ENVIRONMENT VARIABLES

The following environment variables could affect ps:

COLUMNS

Override default display width.

LINES

Override default display height.

PS_PERSONALITY

Set to one of posix, old, linux, bsd, sun, digital... (see section PERSONALITY below).

CMD_ENV

Set to one of posix, old, linux, bsd, sun, digital... (see section PERSONALITY below).

I_WANT_A_BROKEN_PS

Force obsolete command line interpretation.

LC_TIME

Date format.

PS_COLORS

Not currently supported.

PS_FORMAT

Default output format override. You may set this to a format string of the type used for the -o option. The DefSysV and DefBSD values are particularly useful.

POSIXLY_CORRECT

Don't find excuses to ignore bad "features".

POSIX2

When set to "on", acts as POSIXLY_CORRECT.

UNIX95

Don't find excuses to ignore bad "features".

_XPG

Cancel CMD_ENV= irix non-standard behavior.
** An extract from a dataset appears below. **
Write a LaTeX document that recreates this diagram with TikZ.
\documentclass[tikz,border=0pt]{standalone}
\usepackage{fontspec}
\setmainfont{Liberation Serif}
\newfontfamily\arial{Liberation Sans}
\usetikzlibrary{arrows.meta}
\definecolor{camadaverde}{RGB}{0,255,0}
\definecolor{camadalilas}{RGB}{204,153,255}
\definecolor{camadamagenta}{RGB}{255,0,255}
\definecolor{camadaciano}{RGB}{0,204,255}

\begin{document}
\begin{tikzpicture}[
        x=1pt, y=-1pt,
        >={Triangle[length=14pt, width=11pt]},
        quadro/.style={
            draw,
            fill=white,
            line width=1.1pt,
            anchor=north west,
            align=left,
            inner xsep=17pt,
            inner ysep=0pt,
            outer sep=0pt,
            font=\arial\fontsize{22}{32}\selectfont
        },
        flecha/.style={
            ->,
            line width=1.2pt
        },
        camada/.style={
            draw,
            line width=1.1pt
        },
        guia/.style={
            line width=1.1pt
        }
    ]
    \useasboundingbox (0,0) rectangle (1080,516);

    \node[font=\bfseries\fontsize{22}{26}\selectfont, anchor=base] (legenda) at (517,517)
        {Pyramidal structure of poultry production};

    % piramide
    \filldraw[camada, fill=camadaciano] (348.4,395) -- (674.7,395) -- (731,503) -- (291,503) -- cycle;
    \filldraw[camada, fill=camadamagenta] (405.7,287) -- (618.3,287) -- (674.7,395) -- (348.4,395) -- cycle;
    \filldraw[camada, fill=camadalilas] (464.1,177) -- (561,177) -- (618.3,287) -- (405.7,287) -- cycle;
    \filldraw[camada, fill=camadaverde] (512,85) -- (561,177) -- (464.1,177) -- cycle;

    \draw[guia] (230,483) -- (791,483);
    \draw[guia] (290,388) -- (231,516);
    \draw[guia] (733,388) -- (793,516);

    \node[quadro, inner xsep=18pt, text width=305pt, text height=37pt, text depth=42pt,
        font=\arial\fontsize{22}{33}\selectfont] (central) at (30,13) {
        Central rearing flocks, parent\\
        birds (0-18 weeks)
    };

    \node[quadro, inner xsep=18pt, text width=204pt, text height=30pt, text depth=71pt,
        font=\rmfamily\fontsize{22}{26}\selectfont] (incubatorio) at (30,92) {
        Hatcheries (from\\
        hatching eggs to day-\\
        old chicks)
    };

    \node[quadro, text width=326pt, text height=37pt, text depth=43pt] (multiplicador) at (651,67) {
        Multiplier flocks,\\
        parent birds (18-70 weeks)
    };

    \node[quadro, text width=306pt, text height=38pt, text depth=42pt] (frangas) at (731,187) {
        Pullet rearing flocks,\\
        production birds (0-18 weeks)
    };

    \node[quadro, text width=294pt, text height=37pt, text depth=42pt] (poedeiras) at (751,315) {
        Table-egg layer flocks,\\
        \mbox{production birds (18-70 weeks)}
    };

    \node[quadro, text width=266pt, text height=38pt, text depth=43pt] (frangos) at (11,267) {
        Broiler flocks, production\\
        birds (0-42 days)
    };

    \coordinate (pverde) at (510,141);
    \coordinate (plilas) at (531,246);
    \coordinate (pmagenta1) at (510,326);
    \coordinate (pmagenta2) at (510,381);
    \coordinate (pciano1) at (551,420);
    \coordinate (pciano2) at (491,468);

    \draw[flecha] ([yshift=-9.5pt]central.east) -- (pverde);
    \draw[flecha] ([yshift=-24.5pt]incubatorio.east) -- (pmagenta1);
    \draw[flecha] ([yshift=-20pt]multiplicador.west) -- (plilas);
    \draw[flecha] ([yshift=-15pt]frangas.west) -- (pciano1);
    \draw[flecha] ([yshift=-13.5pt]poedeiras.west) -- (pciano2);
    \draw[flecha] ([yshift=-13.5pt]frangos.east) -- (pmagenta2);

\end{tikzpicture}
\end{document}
In general, it is a bad idea to set these variables. The one exception is CMD_ENV or PS_PERSONALITY, which could be set to Linux for normal systems. Without that setting, ps follows the useless and bad parts of the Unix98 standard.

PERSONALITY

390 like the OS/390 OpenEdition ps
aix like AIX ps
bsd like FreeBSD ps (totally non-standard)
compaq like Digital Unix ps
debian like the old Debian ps
digital like Tru64 (was Digital Unix, was OSF/1) ps
gnu like the old Debian ps
hp like HP-UX ps
hpux like HP-UX ps
irix like Irix ps
linux ***** recommended *****
old like the original Linux ps (totally non-standard)
os390 like OS/390 Open Edition ps
posix standard
s390 like OS/390 Open Edition ps
sco like SCO ps
sgi like Irix ps
solaris2 like Solaris 2+ (SunOS 5) ps
sunos4 like SunOS 4 (Solaris 1) ps (totally non-standard)
svr4 standard
sysv standard
tru64 like Tru64 (was Digital Unix, was OSF/1) ps
unix standard
unix95 standard
unix98 standard

SEE ALSO

pgrep(1), pstree(1), top(1), proc(5).

STANDARDS

This ps conforms to:

  1. Version 2 of the Single Unix Specification

  2. The Open Group Technical Standard Base Specifications, Issue 6

  3. IEEE Std 1003.1, 2004 Edition

  4. X/Open System Interfaces Extension [UP XSI]

  5. ISO/IEC 9945:2003

AUTHOR

ps was originally written by Branko Lankester. Michael K. Johnson re-wrote it significantly to use the proc filesystem, changing a few things in the process. Michael Shields added the pid-list feature. Charles Blake added multi-level sorting, the dirent-style library, the device name-to-number mmaped database, the approximate binary search directly on System.map, and many code and documentation cleanups. David Mossberger-Tang wrote the generic BFD support for psupdate. Albert Cahalan rewrote ps for full Unix98 and BSD support, along with some ugly hacks for obsolete and foreign syntax.